-------- Source data --------
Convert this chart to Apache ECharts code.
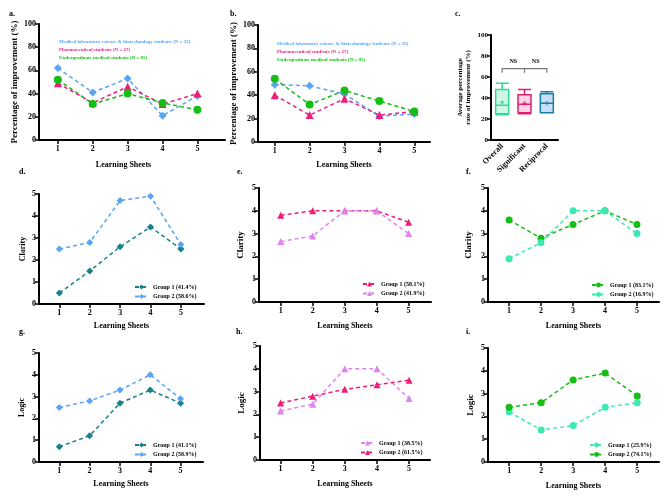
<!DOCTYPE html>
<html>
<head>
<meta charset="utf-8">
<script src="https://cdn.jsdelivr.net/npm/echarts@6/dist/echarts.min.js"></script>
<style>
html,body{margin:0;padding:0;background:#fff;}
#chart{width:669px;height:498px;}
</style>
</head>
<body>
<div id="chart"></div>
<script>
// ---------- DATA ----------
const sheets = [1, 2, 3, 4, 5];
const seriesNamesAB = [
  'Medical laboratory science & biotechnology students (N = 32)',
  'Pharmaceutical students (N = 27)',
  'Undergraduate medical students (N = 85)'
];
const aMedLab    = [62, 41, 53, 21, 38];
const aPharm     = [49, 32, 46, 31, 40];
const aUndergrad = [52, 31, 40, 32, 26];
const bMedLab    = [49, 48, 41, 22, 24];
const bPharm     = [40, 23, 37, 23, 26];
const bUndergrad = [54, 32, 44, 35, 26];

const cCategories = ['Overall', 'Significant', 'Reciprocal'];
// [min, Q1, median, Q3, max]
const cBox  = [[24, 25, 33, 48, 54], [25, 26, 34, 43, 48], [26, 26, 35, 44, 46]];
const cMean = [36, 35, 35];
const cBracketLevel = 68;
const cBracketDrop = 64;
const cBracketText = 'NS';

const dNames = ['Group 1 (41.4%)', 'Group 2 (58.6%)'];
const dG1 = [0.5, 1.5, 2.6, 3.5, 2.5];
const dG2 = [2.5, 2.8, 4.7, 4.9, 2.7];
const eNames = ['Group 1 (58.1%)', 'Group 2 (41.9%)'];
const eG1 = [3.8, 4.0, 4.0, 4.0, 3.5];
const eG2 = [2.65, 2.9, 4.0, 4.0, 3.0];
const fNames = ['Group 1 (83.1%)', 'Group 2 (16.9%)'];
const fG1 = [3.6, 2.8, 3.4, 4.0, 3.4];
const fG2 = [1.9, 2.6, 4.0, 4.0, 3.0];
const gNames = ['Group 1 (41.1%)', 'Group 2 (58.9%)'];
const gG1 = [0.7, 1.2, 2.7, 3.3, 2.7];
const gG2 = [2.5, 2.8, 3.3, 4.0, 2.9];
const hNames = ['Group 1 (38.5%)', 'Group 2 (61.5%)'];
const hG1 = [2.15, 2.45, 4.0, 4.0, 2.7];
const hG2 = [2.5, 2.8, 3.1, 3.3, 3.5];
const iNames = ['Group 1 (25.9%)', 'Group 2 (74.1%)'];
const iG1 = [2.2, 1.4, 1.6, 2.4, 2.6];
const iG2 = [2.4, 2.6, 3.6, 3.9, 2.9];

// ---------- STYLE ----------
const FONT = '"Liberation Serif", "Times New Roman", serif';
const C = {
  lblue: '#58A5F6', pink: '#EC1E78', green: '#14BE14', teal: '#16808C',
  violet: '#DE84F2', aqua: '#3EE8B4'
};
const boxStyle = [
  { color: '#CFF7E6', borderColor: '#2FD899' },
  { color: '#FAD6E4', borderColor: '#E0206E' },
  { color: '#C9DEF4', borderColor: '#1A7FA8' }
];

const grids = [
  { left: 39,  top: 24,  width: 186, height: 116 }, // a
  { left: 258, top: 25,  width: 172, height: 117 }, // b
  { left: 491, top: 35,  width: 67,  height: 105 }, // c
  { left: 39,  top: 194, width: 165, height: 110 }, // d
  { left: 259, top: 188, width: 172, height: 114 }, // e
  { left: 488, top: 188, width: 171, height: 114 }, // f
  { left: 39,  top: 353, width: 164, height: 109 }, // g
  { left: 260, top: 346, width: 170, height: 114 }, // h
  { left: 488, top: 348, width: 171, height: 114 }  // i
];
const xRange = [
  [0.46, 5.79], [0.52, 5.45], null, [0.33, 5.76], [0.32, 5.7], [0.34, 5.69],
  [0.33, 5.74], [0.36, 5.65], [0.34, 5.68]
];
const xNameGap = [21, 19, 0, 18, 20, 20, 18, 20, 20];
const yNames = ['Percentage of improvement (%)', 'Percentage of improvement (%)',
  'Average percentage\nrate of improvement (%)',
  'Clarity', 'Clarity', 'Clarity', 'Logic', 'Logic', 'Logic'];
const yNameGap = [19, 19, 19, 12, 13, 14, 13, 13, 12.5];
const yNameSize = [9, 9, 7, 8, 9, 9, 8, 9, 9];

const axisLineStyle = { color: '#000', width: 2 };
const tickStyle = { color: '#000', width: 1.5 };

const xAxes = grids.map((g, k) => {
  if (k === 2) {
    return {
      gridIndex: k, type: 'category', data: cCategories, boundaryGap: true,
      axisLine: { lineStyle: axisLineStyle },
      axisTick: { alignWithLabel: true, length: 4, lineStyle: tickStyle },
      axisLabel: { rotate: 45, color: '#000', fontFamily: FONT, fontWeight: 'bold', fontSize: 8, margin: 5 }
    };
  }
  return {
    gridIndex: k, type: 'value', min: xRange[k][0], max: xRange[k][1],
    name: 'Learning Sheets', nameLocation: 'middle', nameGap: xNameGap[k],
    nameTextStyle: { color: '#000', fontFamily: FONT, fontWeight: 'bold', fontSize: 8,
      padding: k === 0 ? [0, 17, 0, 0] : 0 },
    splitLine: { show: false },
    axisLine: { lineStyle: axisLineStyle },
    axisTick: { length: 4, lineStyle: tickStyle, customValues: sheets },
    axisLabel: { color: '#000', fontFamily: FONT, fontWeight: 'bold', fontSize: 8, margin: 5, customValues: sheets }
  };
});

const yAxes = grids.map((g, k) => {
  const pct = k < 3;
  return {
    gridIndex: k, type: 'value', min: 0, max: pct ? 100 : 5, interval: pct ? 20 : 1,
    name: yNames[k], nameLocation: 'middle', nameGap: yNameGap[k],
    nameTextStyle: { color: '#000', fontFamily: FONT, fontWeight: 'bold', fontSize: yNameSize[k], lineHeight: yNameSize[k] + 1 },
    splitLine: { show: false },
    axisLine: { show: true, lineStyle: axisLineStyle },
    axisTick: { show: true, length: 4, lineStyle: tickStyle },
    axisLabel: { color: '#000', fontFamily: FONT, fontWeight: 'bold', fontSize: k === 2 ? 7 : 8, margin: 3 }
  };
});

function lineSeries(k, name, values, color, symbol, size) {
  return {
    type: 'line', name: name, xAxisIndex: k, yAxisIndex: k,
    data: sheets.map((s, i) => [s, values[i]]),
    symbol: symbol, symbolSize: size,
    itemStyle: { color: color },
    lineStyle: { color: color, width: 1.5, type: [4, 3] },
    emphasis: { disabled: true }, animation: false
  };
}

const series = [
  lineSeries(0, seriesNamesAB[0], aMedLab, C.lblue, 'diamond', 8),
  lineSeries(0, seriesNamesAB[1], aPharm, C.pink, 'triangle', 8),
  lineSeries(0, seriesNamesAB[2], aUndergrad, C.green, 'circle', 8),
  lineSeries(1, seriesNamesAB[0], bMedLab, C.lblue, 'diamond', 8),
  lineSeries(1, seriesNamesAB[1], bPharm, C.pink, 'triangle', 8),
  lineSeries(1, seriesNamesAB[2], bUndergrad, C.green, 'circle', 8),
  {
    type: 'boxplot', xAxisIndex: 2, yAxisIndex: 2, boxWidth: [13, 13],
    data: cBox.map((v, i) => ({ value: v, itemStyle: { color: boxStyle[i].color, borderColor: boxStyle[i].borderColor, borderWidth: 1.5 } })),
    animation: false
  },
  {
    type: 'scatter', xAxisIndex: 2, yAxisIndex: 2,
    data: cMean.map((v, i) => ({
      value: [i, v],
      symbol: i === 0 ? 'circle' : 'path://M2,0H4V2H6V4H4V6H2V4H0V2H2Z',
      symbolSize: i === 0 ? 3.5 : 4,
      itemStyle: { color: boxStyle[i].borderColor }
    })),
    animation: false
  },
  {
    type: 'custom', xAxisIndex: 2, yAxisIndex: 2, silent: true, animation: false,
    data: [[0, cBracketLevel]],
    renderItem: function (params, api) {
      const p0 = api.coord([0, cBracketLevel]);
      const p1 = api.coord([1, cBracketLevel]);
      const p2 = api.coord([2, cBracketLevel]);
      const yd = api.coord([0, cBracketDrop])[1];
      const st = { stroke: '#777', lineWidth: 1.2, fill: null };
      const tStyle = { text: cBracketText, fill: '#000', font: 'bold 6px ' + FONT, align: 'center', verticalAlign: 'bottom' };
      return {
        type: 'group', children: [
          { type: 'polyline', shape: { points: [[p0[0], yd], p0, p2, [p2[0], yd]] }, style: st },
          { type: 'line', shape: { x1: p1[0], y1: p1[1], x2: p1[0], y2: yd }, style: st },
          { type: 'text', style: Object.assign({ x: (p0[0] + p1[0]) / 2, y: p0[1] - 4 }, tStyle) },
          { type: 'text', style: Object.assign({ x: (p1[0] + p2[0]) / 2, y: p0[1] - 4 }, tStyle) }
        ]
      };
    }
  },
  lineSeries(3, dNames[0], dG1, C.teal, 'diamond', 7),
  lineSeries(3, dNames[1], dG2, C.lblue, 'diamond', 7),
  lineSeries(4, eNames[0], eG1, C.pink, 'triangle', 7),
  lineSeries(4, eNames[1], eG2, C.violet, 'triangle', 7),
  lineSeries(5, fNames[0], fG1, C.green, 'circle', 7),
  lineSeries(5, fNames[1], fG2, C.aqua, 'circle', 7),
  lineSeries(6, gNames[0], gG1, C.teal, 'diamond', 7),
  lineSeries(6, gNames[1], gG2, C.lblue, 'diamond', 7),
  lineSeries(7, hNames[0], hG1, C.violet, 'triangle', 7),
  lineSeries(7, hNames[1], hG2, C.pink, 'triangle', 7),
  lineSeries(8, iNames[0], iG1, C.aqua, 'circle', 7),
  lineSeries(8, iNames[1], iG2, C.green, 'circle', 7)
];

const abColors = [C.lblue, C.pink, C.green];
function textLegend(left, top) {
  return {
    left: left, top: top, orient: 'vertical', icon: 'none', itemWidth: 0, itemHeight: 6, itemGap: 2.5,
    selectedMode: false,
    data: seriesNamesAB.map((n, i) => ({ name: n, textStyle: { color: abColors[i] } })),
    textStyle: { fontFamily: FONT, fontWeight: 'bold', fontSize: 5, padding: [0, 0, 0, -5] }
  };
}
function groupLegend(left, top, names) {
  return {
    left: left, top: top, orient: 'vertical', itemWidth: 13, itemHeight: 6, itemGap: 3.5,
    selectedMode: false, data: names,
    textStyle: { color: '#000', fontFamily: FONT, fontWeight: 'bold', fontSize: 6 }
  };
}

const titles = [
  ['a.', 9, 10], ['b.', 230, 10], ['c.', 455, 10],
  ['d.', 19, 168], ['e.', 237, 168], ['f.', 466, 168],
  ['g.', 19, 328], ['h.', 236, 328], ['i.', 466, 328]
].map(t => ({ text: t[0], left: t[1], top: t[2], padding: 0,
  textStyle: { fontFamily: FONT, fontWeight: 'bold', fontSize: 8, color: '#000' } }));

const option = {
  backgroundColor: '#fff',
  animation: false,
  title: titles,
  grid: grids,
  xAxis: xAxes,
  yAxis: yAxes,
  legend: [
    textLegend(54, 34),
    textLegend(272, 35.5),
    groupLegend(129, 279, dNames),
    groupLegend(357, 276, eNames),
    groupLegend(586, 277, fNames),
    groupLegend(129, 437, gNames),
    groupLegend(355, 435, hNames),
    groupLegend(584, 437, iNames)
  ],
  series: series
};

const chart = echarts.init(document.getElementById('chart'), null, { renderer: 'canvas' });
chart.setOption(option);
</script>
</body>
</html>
--------
Your instructions: From the first line of the material down to the line containing "const cBracketText = 'NS';", inclusive, return each line exactly, skipping any picture.

Task output:
Convert this chart to Apache ECharts code.
<!DOCTYPE html>
<html>
<head>
<meta charset="utf-8">
<script src="https://cdn.jsdelivr.net/npm/echarts@6/dist/echarts.min.js"></script>
<style>
html,body{margin:0;padding:0;background:#fff;}
#chart{width:669px;height:498px;}
</style>
</head>
<body>
<div id="chart"></div>
<script>
// ---------- DATA ----------
const sheets = [1, 2, 3, 4, 5];
const seriesNamesAB = [
  'Medical laboratory science & biotechnology students (N = 32)',
  'Pharmaceutical students (N = 27)',
  'Undergraduate medical students (N = 85)'
];
const aMedLab    = [62, 41, 53, 21, 38];
const aPharm     = [49, 32, 46, 31, 40];
const aUndergrad = [52, 31, 40, 32, 26];
const bMedLab    = [49, 48, 41, 22, 24];
const bPharm     = [40, 23, 37, 23, 26];
const bUndergrad = [54, 32, 44, 35, 26];

const cCategories = ['Overall', 'Significant', 'Reciprocal'];
// [min, Q1, median, Q3, max]
const cBox  = [[24, 25, 33, 48, 54], [25, 26, 34, 43, 48], [26, 26, 35, 44, 46]];
const cMean = [36, 35, 35];
const cBracketLevel = 68;
const cBracketDrop = 64;
const cBracketText = 'NS';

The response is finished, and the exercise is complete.